**Written task:** Tally the lines containing the word "seaborn", and report the tally alone.

**Raw data:**
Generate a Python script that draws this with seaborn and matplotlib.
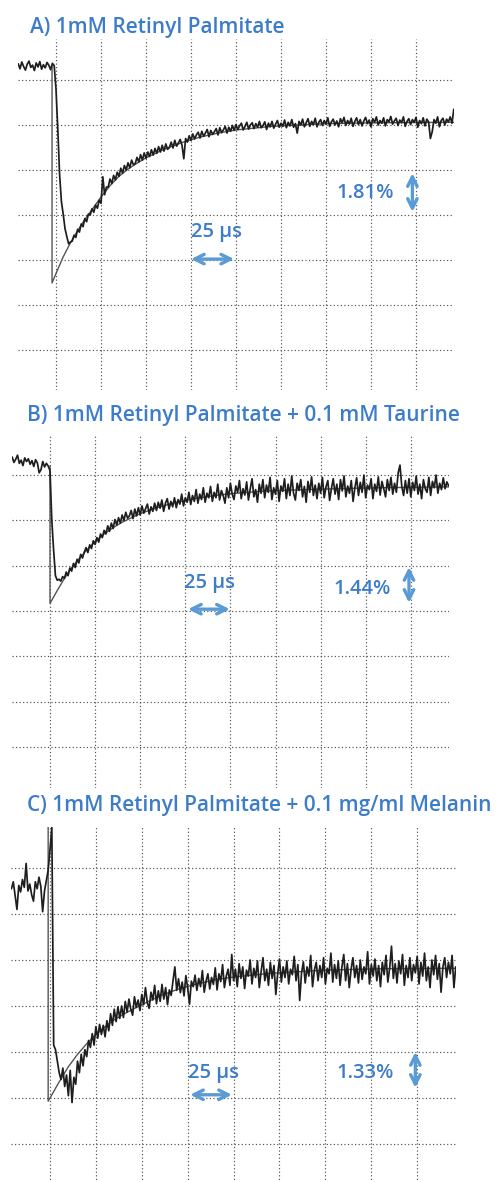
import numpy as np
import pandas as pd
import matplotlib
matplotlib.use("Agg")
import matplotlib.pyplot as plt
import seaborn as sns

W, H = 497, 1182

titles = ["A) 1mM Retinyl Palmitate",
          "B) 1mM Retinyl Palmitate + 0.1 mM Taurine",
          "C) 1mM Retinyl Palmitate + 0.1 mg/ml Melanin"]
scale_labels = ["1.81%", "1.44%", "1.33%"]   # signal per vertical division
time_label = "25 µs"                          # time per horizontal division

# oscilloscope samples: time (µs, 1 µs steps from -21 to 221), signal (divisions)
t_start, t_stop, t_step = -21, 222, 1

sig_a = [
    3.36, 3.25, 3.40, 3.30, 3.22, 3.35, 3.42, 3.28, 3.33, 3.21,        # -21..-12
    3.38, 3.29, 3.41, 3.24, 3.34, 3.27, 3.39, 3.33, 3.23, 3.37,        # -11..-2
    3.32, 2.80, 1.90, 0.90, 0.30, 0.02, -0.30, -0.48, -0.64, -0.60,    # -1..8
    -0.58, -0.45, -0.50, -0.32, -0.38, -0.20, -0.26, -0.08, -0.15, 0.02,  # 9..18
    0.00, 0.14, 0.06, 0.22, 0.15, 0.33, 0.26, 0.85, 0.45, 0.62,        # 19..28
    0.62, 0.80, 0.70, 0.88, 0.78, 0.95, 0.86, 1.04, 0.93, 1.10,        # 29..38
    1.00, 1.16, 1.05, 1.22, 1.12, 1.14, 1.28, 1.18, 1.34, 1.22,        # 39..48
    1.38, 1.26, 1.40, 1.30, 1.45, 1.33, 1.48, 1.37, 1.52, 1.40,        # 49..58
    1.55, 1.42, 1.58, 1.46, 1.50, 1.62, 1.49, 1.66, 1.53, 1.60,        # 59..68
    1.68, 1.55, 1.25, 1.70, 1.62, 1.76, 1.66, 1.80, 1.69, 1.78,        # 69..78
    1.84, 1.71, 1.86, 1.75, 1.82, 1.90, 1.74, 1.88, 1.79, 1.85,        # 79..88
    1.92, 1.78, 1.94, 1.83, 1.89, 1.97, 1.82, 1.95, 1.86, 1.99,        # 89..98
    1.88, 2.01, 1.90, 1.98, 2.04, 1.89, 1.97, 2.06, 1.91, 2.00,        # 99..108
    2.05, 1.92, 2.03, 1.95, 2.08, 1.94, 1.99, 2.07, 1.90, 2.04,        # 109..118
    1.96, 2.08, 1.93, 2.02, 2.10, 1.95, 2.04, 1.97, 2.11, 1.94,        # 119..128
    2.06, 1.98, 2.12, 1.95, 2.03, 1.82, 2.08, 2.00, 2.13, 1.96,        # 129..138
    2.05, 2.14, 1.97, 2.08, 2.01, 2.15, 1.96, 2.06, 2.12, 1.99,        # 139..148
    2.10, 2.02, 2.16, 1.97, 2.07, 2.13, 2.00, 2.09, 1.96, 2.14,        # 149..158
    2.05, 2.17, 1.99, 2.10, 2.02, 2.15, 1.97, 2.08, 2.16, 2.01,        # 159..168
    2.12, 1.98, 2.09, 2.17, 2.03, 2.11, 1.96, 2.14, 2.06, 2.18,        # 169..178
    2.00, 2.10, 2.04, 2.16, 1.98, 2.12, 2.07, 2.19, 2.02, 2.09,        # 179..188
    2.15, 1.99, 2.11, 2.05, 2.18, 1.97, 2.08, 2.14, 2.01, 2.12,        # 189..198
    2.06, 2.17, 1.95, 2.10, 2.03, 2.16, 1.98, 2.13, 2.07, 1.70,        # 199..208
    1.85, 2.12, 2.04, 2.18, 1.96, 2.10, 2.15, 2.00, 2.13, 2.07,        # 209..218
    2.18, 2.04, 2.35]                                                  # 219..221

sig_b = [
    3.40, 3.28, 3.35, 3.44, 3.26, 3.33, 3.21, 3.38, 3.30, 3.36,        # -21..-12
    3.24, 3.32, 3.19, 3.34, 3.27, 3.05, 3.12, 3.30, 3.18, 3.26,        # -11..-2
    3.20, 3.10, 2.00, 1.35, 0.78, 0.68, 0.70, 0.66, 0.76, 0.72,        # -1..8
    0.86, 0.78, 0.95, 0.88, 1.05, 0.96, 1.14, 1.06, 1.25, 1.17,        # 9..18
    1.30, 1.40, 1.29, 1.46, 1.38, 1.55, 1.47, 1.62, 1.52, 1.70,        # 19..28
    1.62, 1.78, 1.70, 1.88, 1.76, 1.94, 1.82, 2.02, 1.90, 2.06,        # 29..38
    1.94, 2.12, 2.00, 2.18, 2.05, 2.10, 2.22, 2.04, 2.25, 2.10,        # 39..48
    2.28, 2.12, 2.32, 2.16, 2.26, 2.36, 2.14, 2.30, 2.20, 2.38,        # 49..58
    2.22, 2.40, 2.27, 2.45, 2.20, 2.38, 2.48, 2.25, 2.42, 2.30,        # 59..68
    2.50, 2.28, 2.46, 2.36, 2.58, 2.32, 2.50, 2.40, 2.62, 2.35,        # 69..78
    2.55, 2.42, 2.68, 2.38, 2.58, 2.46, 2.72, 2.40, 2.60, 2.50,        # 79..88
    2.75, 2.42, 2.62, 2.50, 2.80, 2.45, 2.66, 2.55, 2.38, 2.72,        # 89..98
    2.50, 2.82, 2.58, 2.46, 2.76, 2.62, 2.88, 2.48, 2.70, 2.56,        # 99..108
    2.85, 2.45, 2.70, 2.92, 2.52, 2.68, 2.40, 2.80, 2.60, 2.90,        # 109..118
    2.50, 2.78, 2.62, 2.95, 2.46, 2.72, 2.58, 2.88, 2.42, 2.76,        # 119..128
    2.64, 2.92, 2.48, 2.80, 2.55, 2.98, 2.60, 2.45, 2.82, 2.66,        # 129..138
    2.90, 2.52, 2.75, 2.40, 2.86, 2.62, 2.96, 2.55, 2.78, 2.48,        # 139..148
    2.82, 2.60, 2.95, 2.50, 2.74, 2.88, 2.44, 2.70, 2.92, 2.58,        # 149..158
    2.80, 2.46, 2.90, 2.65, 2.98, 2.52, 2.76, 2.60, 2.88, 2.42,        # 159..168
    2.72, 2.94, 2.55, 2.84, 2.62, 3.00, 2.50, 2.78, 2.68, 2.92,        # 169..178
    2.48, 2.80, 2.64, 2.96, 2.56, 2.86, 2.70, 2.52, 2.90, 2.66,        # 179..188
    2.95, 2.58, 2.82, 2.62, 3.05, 3.22, 2.75, 2.55, 2.88, 2.60,        # 189..198
    2.92, 2.52, 2.84, 2.66, 2.98, 2.58, 2.80, 2.48, 2.90, 2.70,        # 199..208
    2.62, 2.95, 2.55, 2.86, 2.72, 3.00, 2.60, 2.82, 2.68, 2.94,        # 209..218
    2.70, 2.85, 2.76]                                                  # 219..221

sig_c = [
    2.55, 2.70, 2.40, 2.10, 2.62, 2.48, 2.75, 2.58, 3.10, 2.50,        # -21..-12
    2.65, 2.42, 2.28, 2.70, 2.55, 2.80, 2.60, 2.05, 2.50, 2.72,        # -11..-2
    2.95, 3.40, 3.88, -0.85, -0.95, -1.20, -1.45, -1.60, -1.35, -1.75, # -1..8
    -1.50, -1.95, -1.40, -2.10, -1.55, -1.70, -1.20, -1.45, -1.05, -1.30,  # 9..18
    -0.95, -1.10, -0.75, -0.90, -0.60, -0.85, -0.45, -0.70, -0.40, -0.62,  # 19..28
    -0.42, -0.67, -0.32, -0.54, -0.17, -0.42, -0.07, -0.34, -0.02, -0.27,  # 29..38
    0.00, -0.25, 0.10, -0.13, 0.15, -0.07, -0.20, 0.20, -0.03, 0.13,   # 39..48
    -0.10, 0.25, 0.03, 0.40, 0.07, -0.05, 0.30, 0.13, 0.45, 0.05,      # 49..58
    0.33, 0.10, 0.47, 0.15, 0.40, 0.03, 0.35, 0.23, 0.55, 0.85,        # 59..68
    0.34, 0.59, 0.29, 0.52, 0.22, 0.66, 0.39, 0.04, 0.54, 0.42,        # 69..78
    0.67, 0.34, 0.60, 0.42, 0.77, 0.30, 0.54, 0.70, 0.37, 0.62,        # 79..88
    0.47, 0.83, 0.35, 0.70, 0.53, 0.90, 0.40, 0.65, 0.80, 0.45,        # 89..98
    1.12, 0.55, 0.80, 0.42, 0.92, 0.60, 0.85, 0.38, 0.78, 0.65,        # 99..108
    1.00, 0.48, 0.82, 0.62, 0.98, 0.40, 0.75, 1.05, 0.55, 0.80,        # 109..118
    0.45, 0.95, 0.60, 0.88, 0.25, 0.70, 1.02, 0.52, 0.85, 0.62,        # 119..128
    0.98, 0.48, 0.80, 0.68, 1.08, 0.55, 0.90, 0.12, 0.72, 0.96,        # 129..138
    0.50, 0.85, 0.65, 1.10, 0.42, 0.78, 0.95, 0.55, 0.88, 0.62,        # 139..148
    1.05, 0.48, 0.82, 0.70, 1.15, 0.52, 0.90, 0.60, 0.98, 0.45,        # 149..158
    0.85, 1.12, 0.55, 0.92, 0.40, 0.80, 1.05, 0.62, 0.88, 0.50,        # 159..168
    1.00, 0.58, 0.85, 0.70, 1.18, 0.48, 0.90, 0.65, 1.02, 0.55,        # 169..178
    0.88, 0.42, 0.95, 0.68, 1.10, 0.52, 0.82, 1.30, 0.60, 0.92,        # 179..188
    0.50, 0.98, 0.70, 1.12, 0.45, 0.88, 0.62, 1.05, 0.55, 0.90,        # 189..198
    0.72, 1.08, 0.48, 0.95, 0.65, 1.15, 0.55, 0.85, 0.40, 1.00,        # 199..208
    0.68, 1.10, 0.58, 0.92, 0.30, 0.85, 1.05, 0.62, 0.95, 0.70,        # 209..218
    1.10, 0.40, 0.85]                                                  # 219..221

# exponential fit curves
fit_a_t = [-2.2, -2.2, 0, 4, 8, 12, 16, 20, 25, 30, 35, 40, 45, 50, 60, 70, 80, 90, 100, 120, 150, 180, 221]
fit_a = [3.31, -1.51, -1.30, -0.93, -0.62, -0.35, -0.10, 0.12, 0.40, 0.65, 0.86, 1.02, 1.15, 1.27,
         1.46, 1.61, 1.73, 1.82, 1.89, 1.97, 2.03, 2.05, 2.06]
fit_b_t = [0, 0, 4, 8, 12, 16, 20, 25, 30, 35, 40, 50, 60, 70, 80, 90, 100, 120, 150, 180, 221]
fit_b = [3.20, 0.17, 0.45, 0.72, 0.95, 1.15, 1.33, 1.53, 1.70, 1.84, 1.96, 2.15, 2.29, 2.40,
         2.48, 2.54, 2.59, 2.65, 2.69, 2.72, 2.74]
fit_c_t = [-1, -1, 5, 10, 15, 20, 25, 30, 35, 40, 50, 60, 70, 80, 90, 100, 120, 150, 180, 221]
fit_c = [3.90, -2.07, -1.65, -1.32, -1.05, -0.82, -0.62, -0.45, -0.30, -0.18, 0.03, 0.22, 0.37,
         0.48, 0.57, 0.63, 0.71, 0.78, 0.81, 0.82]

# layout (pixels): origin of t=0 / d=0, pixels per division (x, y), title position
panels = [
    dict(sig=sig_a, ft=fit_a_t, fv=fit_a, x0=56, y0=215, sx=45.0, sy=45.0, tx=30, ty=28,
         lab_t=(88.9, -0.38), harr=(75, 99, -0.98), lab_s=(171.7, 0.49), varr=(198, 0.93, 0.07)),
    dict(sig=sig_b, ft=fit_b_t, fv=fit_b, x0=50, y0=611, sx=45.1, sy=45.3, tx=27, ty=416,
         lab_t=(88.6, 0.62), harr=(76.5, 99.7, 0.04), lab_s=(172.9, 0.49), varr=(199, 0.97, 0.18)),
    dict(sig=sig_c, ft=fit_c_t, fv=fit_c, x0=50, y0=1006, sx=45.9, sy=46.0, tx=27, ty=805,
         lab_t=(89.3, -1.46), harr=(76.3, 99.1, -1.93), lab_s=(171.6, -1.46), varr=(199, -1.0, -1.78)),
]

XL = (-21, 221)
YL = (-3.9, 3.9)
BLUE_T = "#3d7cc9"
BLUE_A = "#5b9bd5"
FONT = "Open Sans"

sns.set_style("white")
plt.rcParams["font.family"] = [FONT, "DejaVu Sans"]

fig = plt.figure(figsize=(W / 100, H / 100), dpi=100)
t = np.arange(t_start, t_stop, t_step)

for i, p in enumerate(panels):
    left = p["x0"] + XL[0] / 25 * p["sx"]
    right = p["x0"] + XL[1] / 25 * p["sx"]
    top = p["y0"] - YL[1] * p["sy"]
    bot = p["y0"] - YL[0] * p["sy"]
    ax = fig.add_axes([left / W, 1 - bot / H, (right - left) / W, (bot - top) / H])
    df = pd.DataFrame({"t": t, "v": p["sig"]})
    fd = pd.DataFrame({"t": p["ft"], "v": p["fv"]})
    sns.lineplot(data=fd, x="t", y="v", ax=ax, color="#555555", lw=1.0,
                 estimator=None, sort=False, zorder=2)
    sns.lineplot(data=df, x="t", y="v", ax=ax, color="#1e1e1e", lw=1.25,
                 estimator=None, sort=False, zorder=3)
    ax.set_xlim(*XL)
    ax.set_ylim(*YL)
    ax.set_xticks(np.arange(0, 201, 25))
    ax.set_yticks(np.arange(-3, 4, 1))
    ax.grid(True, color="#505050", lw=0.85, ls=(0, (1, 2.0)))
    ax.tick_params(length=0, labelbottom=False, labelleft=False)
    ax.set_xlabel("")
    ax.set_ylabel("")
    for s in ax.spines.values():
        s.set_visible(False)
    ax.set_facecolor("none")

    ax.text(*p["lab_t"], time_label, color=BLUE_T, fontsize=14.5, ha="center", va="center",
            fontweight="semibold", zorder=5)
    ax.text(*p["lab_s"], scale_labels[i], color=BLUE_T, fontsize=14.5, ha="center", va="center",
            fontweight="semibold", zorder=5)
    h0, h1, hy = p["harr"]
    ax.annotate("", xy=(h1, hy), xytext=(h0, hy),
                arrowprops=dict(arrowstyle="<->", color=BLUE_A, lw=2.4, mutation_scale=17,
                                shrinkA=0, shrinkB=0), zorder=5)
    vx, v0, v1 = p["varr"]
    ax.annotate("", xy=(vx, v1), xytext=(vx, v0),
                arrowprops=dict(arrowstyle="<->", color=BLUE_A, lw=2.4, mutation_scale=17,
                                shrinkA=0, shrinkB=0), zorder=5)

    fig.text(p["tx"] / W, 1 - p["ty"] / H, titles[i], color=BLUE_T, fontsize=15,
             fontweight="semibold", ha="left", va="center")

fig.savefig("out.png", dpi=100)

**Result of the exercise:** 2